A new, digital dawn for notice and takedown under the copyright act
Congress passed the Digital Millennium Copyright Act (DMCA) more than two decades ago. This was a time when people relied on dial-up modems and the internet itself was nascent technology. Yet, the DMCA was forward-looking legislation that envisioned a day much like today, where creatives share their latest work with millions around the world digitally and where their creative ideas need to be protected in the public domain.
Fast forward to today and this law is still central to how we protect the work of creatives on the internet. But the world has changed dramatically since then—an exponential growth in online platforms means there are now more ways to share content, as well as more ways for content to be shared without permission.
It should come as no surprise that Adobe has a unique point of view on copyright issues. Not only do we host content on Behance, but we also create tools for creatives to produce copyrightable works. We pride ourselves on providing content creators – ranging from students to emerging artists to global brands – with the tools they need to design and deliver exceptional digital experiences. Our technologies and platforms enable a vibrant ecosystem of creatives and an equally vibrant creative economy, which rely on a healthy copyright system to thrive.
We vigorously support the ability of creatives to protect their work through copyright and to realize economic value from their creative works. We support them in part by actively engaging policymakers as they work to make sure the DMCA works for creatives and the creative community.
It is with this lens that we took particular interest in the recent report from the United States Copyright Office regarding the effectiveness of one of the most important provisions of the DMCA, section 512. This part of the 1998 law established a system for copyright owners and online entities to address online infringement, including limitations on liability for compliant service providers to help foster the growth of internet-based services.
The purpose of section 512 was to create a mechanism for rights holders to address infringement outside of court action. To some, section 512 has fallen short. Yet, we believe that instead of deeming section 512 a failure, Congress and the U.S. Copyright Office should work on updating this statute to make it more effective in the digital age.
We see room for improvement in three areas:
- First, Congress can help by providing more guidance around the notion of a “repeat infringer.” Congress should revise the DMCA to make clear that an offender need not be adjudicated by a court as an infringer to be a repeat infringer under the DMCA. Companies would benefit from such guidance – and it should be made clear to companies that they can, and should, put common-sense policies in place to address repeat infringers. For example, when an effective DMCA notice is filed with Adobe against a user, the user will receive one strike against their account. If the user receives three strikes from the same or different copyright/IP holders within a one-year period, the user account will be terminated.
- Second, Congress can also help by offering more penalties against nefarious actors who make misrepresentations in either a takedown notice or in a counter-notice.
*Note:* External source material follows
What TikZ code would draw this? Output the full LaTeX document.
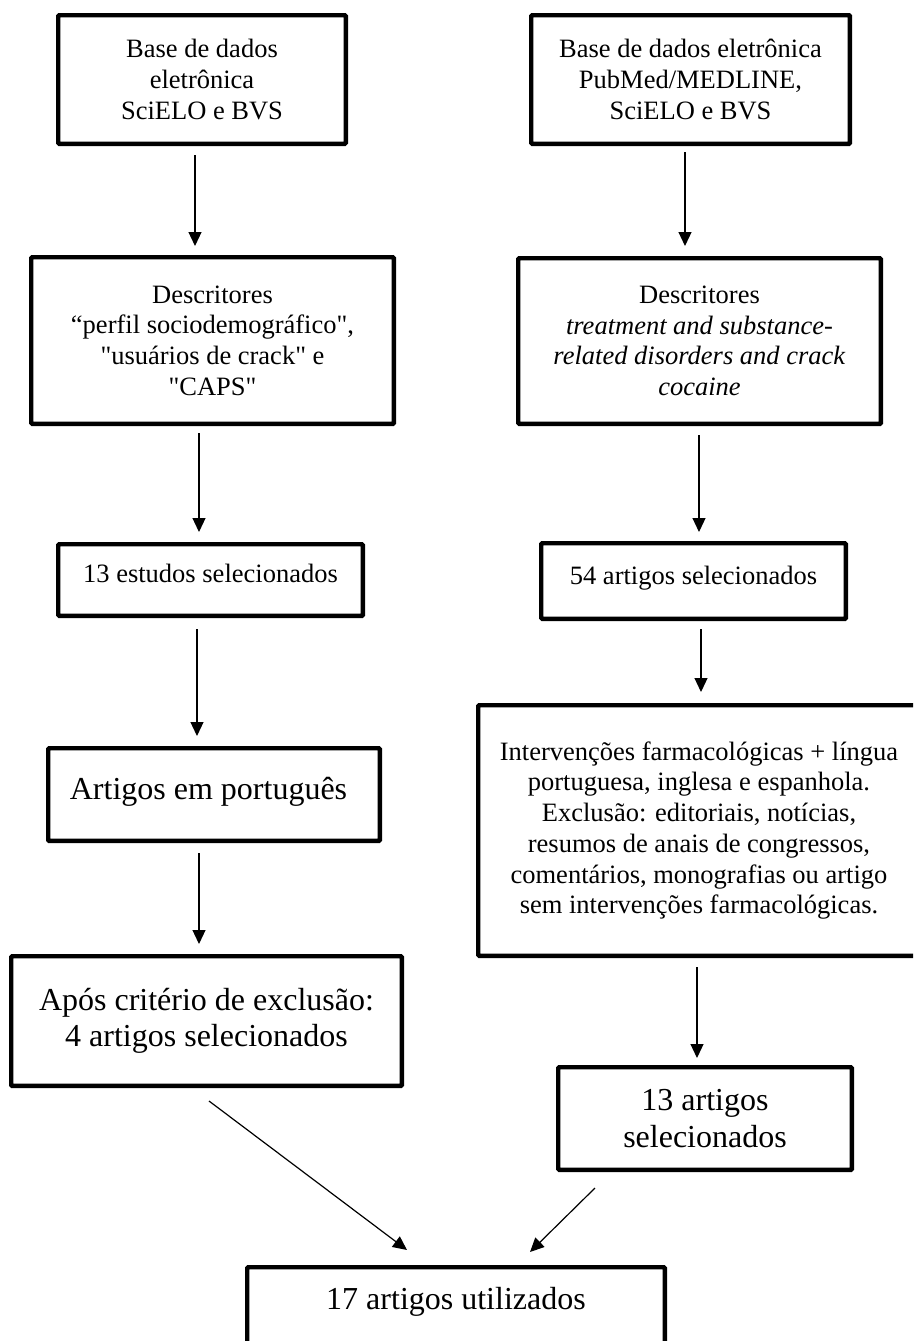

Currently, senders of abusive takedown notices or false counter-notices are liable for damages if they knowingly make material misrepresentations. Unfortunately, the cost and effort involved in enforcing this provision of the DMCA renders it ineffective. For this reason, section 512(f) needs to be revised to include more realistic penalties for bad actors. One example might be allowing online sites to establish policies that include penalties like the loss of filing a DMCA notice (for content owners) or counter-notices (for alleged infringers) for a specified period of time.
- Third, we recommend that Congress ensure that any clarification of “red flag” knowledge in section 512(c) does not come into conflict with section 512(m) and impose a duty to monitor. Clearly, it is appropriate to place the burden on service providers to remove infringing content when they have actual knowledge. What is less clear under the statute is when service providers have “red flag” knowledge, or when a service provider is “aware of facts or circumstances from which infringing activity is apparent.” The Capitol Records v. Vimeo case has arguably shifted the burden of addressing infringement on content creators and made the red flag knowledge standard difficult to enforce. But we would be concerned if a well-intentioned effort to address red flag knowledge swings the pendulum too far in the opposite direction so as to effectively impose a duty to monitor, which would conflict with section 512(m).
These are three core areas that if addressed will go a long way in modernizing the DMCA. We’re passionate about these changes because we believe they can further ignite creativity among content creators and foster more competition in the new digital age.